Douglas de Freitas Santos

de Freitas Santos, Douglas
Douglas de Freitas Santos, Curatorial Coordinator, Instituto Inhotim, Belo Horizonte, Brazil.

Conference Report. December 2024

The CIMAM 2024 Annual Conference in Los Angeles focused on envisioning a sustainable future for institutions. The key questions driving the discussions were: "How do museums navigate the tensions of the ongoing cycles of crisis and change? What does it mean in the context of art institutions? How are museums putting it into practice? And how do we acknowledge different contexts, cultures, and economies?" These questions were addressed from an integrated and holistic perspective by professionals from various fields within museums, including artists who work with community-centered practices or see them as integral to their work, such as Edgar Calel, Ibrahim Mahama, and Mark Bradford.

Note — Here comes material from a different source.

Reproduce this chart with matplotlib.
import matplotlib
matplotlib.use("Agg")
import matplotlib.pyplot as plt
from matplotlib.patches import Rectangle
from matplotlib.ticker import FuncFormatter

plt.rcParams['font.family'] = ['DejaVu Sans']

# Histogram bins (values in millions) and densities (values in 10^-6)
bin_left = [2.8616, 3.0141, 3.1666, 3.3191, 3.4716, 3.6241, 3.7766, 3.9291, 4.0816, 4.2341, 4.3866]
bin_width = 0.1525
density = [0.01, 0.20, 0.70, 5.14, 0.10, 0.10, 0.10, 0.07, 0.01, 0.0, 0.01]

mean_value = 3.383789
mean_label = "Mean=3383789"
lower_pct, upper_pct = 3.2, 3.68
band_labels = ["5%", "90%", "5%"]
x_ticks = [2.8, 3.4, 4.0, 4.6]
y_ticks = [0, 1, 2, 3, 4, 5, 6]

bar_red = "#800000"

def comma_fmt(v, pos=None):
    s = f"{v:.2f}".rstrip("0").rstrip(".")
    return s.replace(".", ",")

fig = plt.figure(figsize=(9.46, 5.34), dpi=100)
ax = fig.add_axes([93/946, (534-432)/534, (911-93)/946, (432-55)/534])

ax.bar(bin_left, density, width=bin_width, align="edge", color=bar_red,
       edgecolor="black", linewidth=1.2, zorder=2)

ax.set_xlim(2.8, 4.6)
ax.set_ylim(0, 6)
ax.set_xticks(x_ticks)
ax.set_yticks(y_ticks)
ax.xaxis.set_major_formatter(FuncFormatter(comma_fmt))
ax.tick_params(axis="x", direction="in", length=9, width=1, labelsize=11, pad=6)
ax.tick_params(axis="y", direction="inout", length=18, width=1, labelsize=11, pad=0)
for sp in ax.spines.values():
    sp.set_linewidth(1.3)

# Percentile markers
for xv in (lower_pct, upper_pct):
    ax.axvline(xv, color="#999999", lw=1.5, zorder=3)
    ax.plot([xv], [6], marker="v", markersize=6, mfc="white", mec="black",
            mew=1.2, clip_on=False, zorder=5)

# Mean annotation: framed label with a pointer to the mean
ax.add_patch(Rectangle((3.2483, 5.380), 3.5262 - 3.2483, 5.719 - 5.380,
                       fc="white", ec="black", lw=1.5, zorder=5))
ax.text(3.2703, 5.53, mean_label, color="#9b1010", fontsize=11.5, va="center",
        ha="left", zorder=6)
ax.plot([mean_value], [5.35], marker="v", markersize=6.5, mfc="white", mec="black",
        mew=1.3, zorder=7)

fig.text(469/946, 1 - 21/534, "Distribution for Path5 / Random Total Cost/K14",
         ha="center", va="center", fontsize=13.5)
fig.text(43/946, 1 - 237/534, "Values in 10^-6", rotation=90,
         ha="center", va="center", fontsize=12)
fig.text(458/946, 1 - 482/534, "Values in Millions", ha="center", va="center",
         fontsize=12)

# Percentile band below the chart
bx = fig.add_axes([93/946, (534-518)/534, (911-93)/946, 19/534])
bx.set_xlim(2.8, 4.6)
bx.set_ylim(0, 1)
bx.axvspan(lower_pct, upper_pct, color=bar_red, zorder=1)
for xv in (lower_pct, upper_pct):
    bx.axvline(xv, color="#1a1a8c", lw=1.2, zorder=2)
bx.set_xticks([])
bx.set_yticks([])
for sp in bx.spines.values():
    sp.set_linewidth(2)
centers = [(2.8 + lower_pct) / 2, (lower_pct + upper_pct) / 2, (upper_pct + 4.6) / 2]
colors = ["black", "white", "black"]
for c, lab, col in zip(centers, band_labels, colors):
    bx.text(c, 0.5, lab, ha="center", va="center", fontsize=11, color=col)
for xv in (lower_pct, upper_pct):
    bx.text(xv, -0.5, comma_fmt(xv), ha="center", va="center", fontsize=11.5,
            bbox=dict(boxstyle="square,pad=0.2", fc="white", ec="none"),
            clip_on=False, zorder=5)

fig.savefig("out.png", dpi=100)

Mark Bradford presented on the first day of CIMAM with "Arts Education and the Potential for Impact," discussing the history, impact, and essential role of developing sustainable relationships through agreements and listening. He emphasized that effective change cannot occur without truly listening to the community's needs and the desires of those involved in the projects. In this sense, creating safe spaces for work and listening is fundamental to implementing a project that considers education and community work. As part of the conference tours, we had the opportunity to visit Art + Practice, a space co-founded by Bradford in Leimert Park, South Los Angeles, on the third day of CIMAM.

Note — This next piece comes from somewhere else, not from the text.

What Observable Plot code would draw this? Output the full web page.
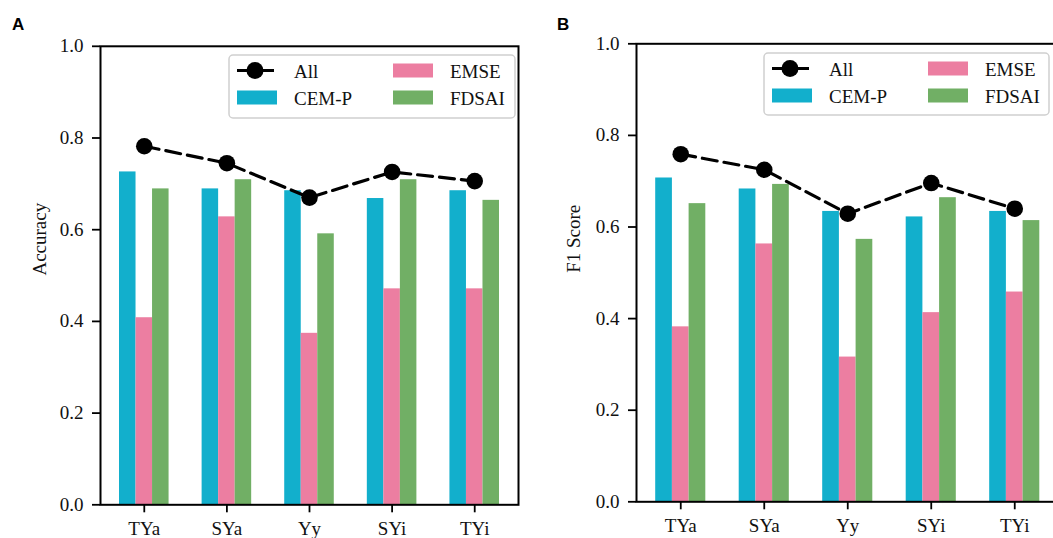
<!DOCTYPE html>
<html><head><meta charset="utf-8">
<script src="https://cdn.jsdelivr.net/npm/d3@7"></script>
<script src="https://cdn.jsdelivr.net/npm/@observablehq/plot@0.6"></script>
<style>
html,body{margin:0;padding:0;background:#fff;overflow:hidden;width:1053px;height:538px}
#wrap{position:relative;width:1053px;height:538px;overflow:hidden}
.panel{position:absolute;top:0}
.panel svg{max-width:none !important}
</style></head><body>
<div id="wrap"></div>
<script>
const categories = ["TYa", "SYa", "Yy", "SYi", "TYi"];
const seriesNames = ["CEM-P", "EMSE", "FDSAI"];
const seriesColors = ["#12afcc", "#ec7ea1", "#71af65"];
const yTicks = [0, 0.2, 0.4, 0.6, 0.8, 1.0];

const accCEMP  = [0.726, 0.689, 0.685, 0.668, 0.685];
const accEMSE  = [0.408, 0.628, 0.374, 0.471, 0.471];
const accFDSAI = [0.689, 0.709, 0.591, 0.709, 0.664];
const accAll   = [0.782, 0.745, 0.670, 0.726, 0.706];

const f1CEMP  = [0.707, 0.683, 0.634, 0.622, 0.634];
const f1EMSE  = [0.382, 0.563, 0.316, 0.413, 0.458];
const f1FDSAI = [0.651, 0.693, 0.573, 0.664, 0.614];
const f1All   = [0.759, 0.725, 0.629, 0.696, 0.640];

const FONT = "Liberation Serif, Times New Roman, serif";
const SANS = "Liberation Sans, Arial, sans-serif";
const wrap = document.getElementById("wrap");

function panel(cfg) {
  const seriesVals = cfg.series;
  const rows = [];
  categories.forEach((c, i) => {
    seriesNames.forEach((s, j) => {
      const off = (j - 1) * 0.2;
      rows.push({cat: c, i, series: s, value: seriesVals[j][i], x1: i + off - 0.1, x2: i + off + 0.1});
    });
  });
  const allRows = categories.map((c, i) => ({cat: c, i, value: cfg.all[i]}));

  const axisFont = {fontFamily: FONT, fontSize: 19, fontVariant: "normal", fill: "#111"};
  const svg = Plot.plot({
    width: cfg.width,
    height: 538,
    marginLeft: cfg.ml, marginRight: cfg.mr, marginTop: cfg.mt, marginBottom: cfg.mb,
    style: {fontFamily: FONT, fontSize: "19px", color: "#111", background: "transparent", overflow: "visible"},
    x: {type: "linear", domain: [-0.53, 4.53]},
    y: {domain: [0, 1]},
    color: {domain: seriesNames, range: seriesColors},
    marks: [
      Plot.rectY(rows, {x1: "x1", x2: "x2", y: "value", fill: "series"}),
      Plot.line(allRows, {x: "i", y: "value", stroke: "black", strokeWidth: 3.2, strokeDasharray: "15,7"}),
      Plot.dot(allRows, {x: "i", y: "value", r: 8.3, fill: "black", stroke: "none"}),
      Plot.frame({stroke: "black", strokeWidth: 2}),
      Plot.axisY({ticks: yTicks, tickFormat: d3.format(".1f"), tickSize: 8, tickPadding: 9, strokeWidth: 1.8, stroke: "black", label: null, ...axisFont}),
      Plot.axisX({ticks: [0, 1, 2, 3, 4], tickFormat: i => categories[i], tickSize: 8, tickPadding: 8.5, strokeWidth: 1.8, stroke: "black", label: null, ...axisFont}),
      Plot.text([cfg.yLabel], {frameAnchor: "left", dx: cfg.labelDx, rotate: -90, ...axisFont})
    ]
  });

  const s = d3.select(svg);
  // panel letter
  s.append("text").attr("x", cfg.letterX).attr("y", 29.5).attr("text-anchor", "start")
    .attr("style", `font-family:${SANS};font-weight:bold;font-size:17px;fill:#000;text-anchor:start`)
    .text(cfg.letter);

  // legend
  const g = s.append("g").attr("transform", `translate(${cfg.legX},${cfg.legY})`);
  g.append("rect").attr("x", 0).attr("y", 0).attr("width", cfg.legW).attr("height", cfg.legH)
    .attr("rx", 4).attr("fill", "white").attr("fill-opacity", 0.85)
    .attr("stroke", "#d0d0d0").attr("stroke-width", 1.5);
  const row1 = 15.5, row2 = 42.5;
  g.append("line").attr("x1", 8).attr("x2", 48).attr("y1", row1).attr("y2", row1)
    .attr("stroke", "black").attr("stroke-width", 3.2).attr("stroke-dasharray", "15,7");
  g.append("circle").attr("cx", 26).attr("cy", row1).attr("r", 8.5).attr("fill", "black");
  const items = [
    {label: "All", tx: 65, y: row1},
    {label: seriesNames[0], color: seriesColors[0], px: 8, tx: 65, y: row2},
    {label: seriesNames[1], color: seriesColors[1], px: 164, tx: 221, y: row1},
    {label: seriesNames[2], color: seriesColors[2], px: 164, tx: 221, y: row2}
  ];
  items.forEach(it => {
    if (it.color) {
      g.append("rect").attr("x", it.px).attr("y", it.y - 7).attr("width", 40).attr("height", 14).attr("fill", it.color);
    }
    g.append("text").attr("x", it.tx).attr("y", it.y + 7).attr("text-anchor", "start")
      .attr("style", `font-family:${FONT};font-size:19px;fill:#111;text-anchor:start`).text(it.label);
  });

  const div = document.createElement("div");
  div.className = "panel";
  div.style.left = cfg.left + "px";
  div.style.width = cfg.width + "px";
  div.appendChild(svg);
  wrap.appendChild(div);
}

panel({
  left: 0, width: 530, ml: 100, mr: 12, mt: 45.8, mb: 33.7,
  series: [accCEMP, accEMSE, accFDSAI], all: accAll,
  yLabel: "Accuracy", labelDx: -61, letter: "A", letterX: 12,
  legX: 229, legY: 55, legW: 286, legH: 63
});
panel({
  left: 530, width: 530, ml: 106, mr: 1.5, mt: 43.3, mb: 36.7,
  series: [f1CEMP, f1EMSE, f1FDSAI], all: f1All,
  yLabel: "F1 Score", labelDx: -63, letter: "B", letterX: 27,
  legX: 234, legY: 53, legW: 285, legH: 62
});
</script>
</body></html>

Bradford also talked about how artists play a crucial role in challenging institutional conventions. Edgar Calel, an artist based in Guatemala, presented his work on the third day, reflecting on the possibilities of existence in the circuit in ethical alignment with their spirituality, community, and ancestry. Calel presented his work as a case that institutionalizes in fairs, collections, and museums as exceptions but with the potential to rethink these systems from more sustainable ancestral perspectives in relation to nature and ecology.

On the second day, Zita Cobb discussed the importance of considering place and how culture is the human response to that place. In her talk "Fogo Island: The Possibility of a Place," Cobb, an eighth-generation Fogo Islander, presented Shorefast (Ottawa / Joe Batt's Arm, Canada), where she reflected on how the history and way of life of her ancestors inspired her current practices and how the pursuit of sustainability involves an inclusive and creative effort to find an innovative, dignified, and sustainable way of life. She also highlighted how implemented systems have evolved as if place did not matter, leading to the failure of economies, communities, and cultures.

I find especially symbolic that the words "potential" and "possibility" appear in the titles of Cobb's and Bradford's talks, both focused on practices related to people and communities, their histories, and their desires. Perhaps the path to effective change lies in people, individually or collectively. Institutions must seek to create safe spaces with responsibility, ethics, knowledge, and care for interpersonal relationships for the creation of sustainable solutions on different scales. Thus, it is essential that sustainability initiatives are thought out and implemented inclusively, encompassing both the needs of local communities and the particularities of each cultural and economic context, and not imposed based on pre-existing policies that do not apply to the specificities of the locations. By integrating these practices, art institutions not only contribute to environmental preservation but also strengthen their role as agents of social and cultural transformation.


Biography

Douglas de Freitas Santos (b. 1986) is an art curator and researcher. Curatorial Coordinator at the Inhotim Institute, Belo Horizonte, where he is responsible for executing the artistic program, he co-curates exhibitions such as Abdias Nascimento and the Black Art Museum (2021-2024), Pipilotti Rist (opening in October 2024), and Rivane Neuenschwander (opening in October 2024), among others.

From 2011 to 2019, he was curator at the Museu da Cidade de São Paulo (Municipal Department of Culture), where he curated the performance by Maurício Ianês, the installations by Tatiana Blass, Lucia Koch, Iran do Espírito Santo, Felipe Cohen, Laura Belém, Sara Ramo and Vanderlei Lopes at Capela do Morumbi; the retrospective exhibitions Guerra do Tempo (War of Time), by Marilá Dardot; Arte à Mão Armada (Armed Art), by Carmela Gross; and Allegro, by Guto Lacaz, at Chácara Lane.

In 2018, he held the exhibition “Morumbi Caxingui Butantã” with installations by Cinthia Marcelle, Matheus Rocha Pitta and Marcius Galan, who occupied Casa do Bandeirante, Casa do Sertanista and Capela do Morumbi respectively. He was selected as curator for the 2011 Paço das Artes Projects Season; winner of the 2014 and 2016 PROAC Visual Arts Award; the 2015 Edital Amplificadores de Artes Visuais do Recife; and the 2013 Funarte Contemporary Art Award, at the Sala Nordeste de Artes Visuais, in Recife. In 2017, he organized the monographic book of Carmela Gross by the Cobogó publishing house.

Douglas de Freitas Santos, Curatorial Coordinator, Instituto Inhotim, Belo Horizonte, Brazil, has been awarded by the Getty Foundation, Los Angeles.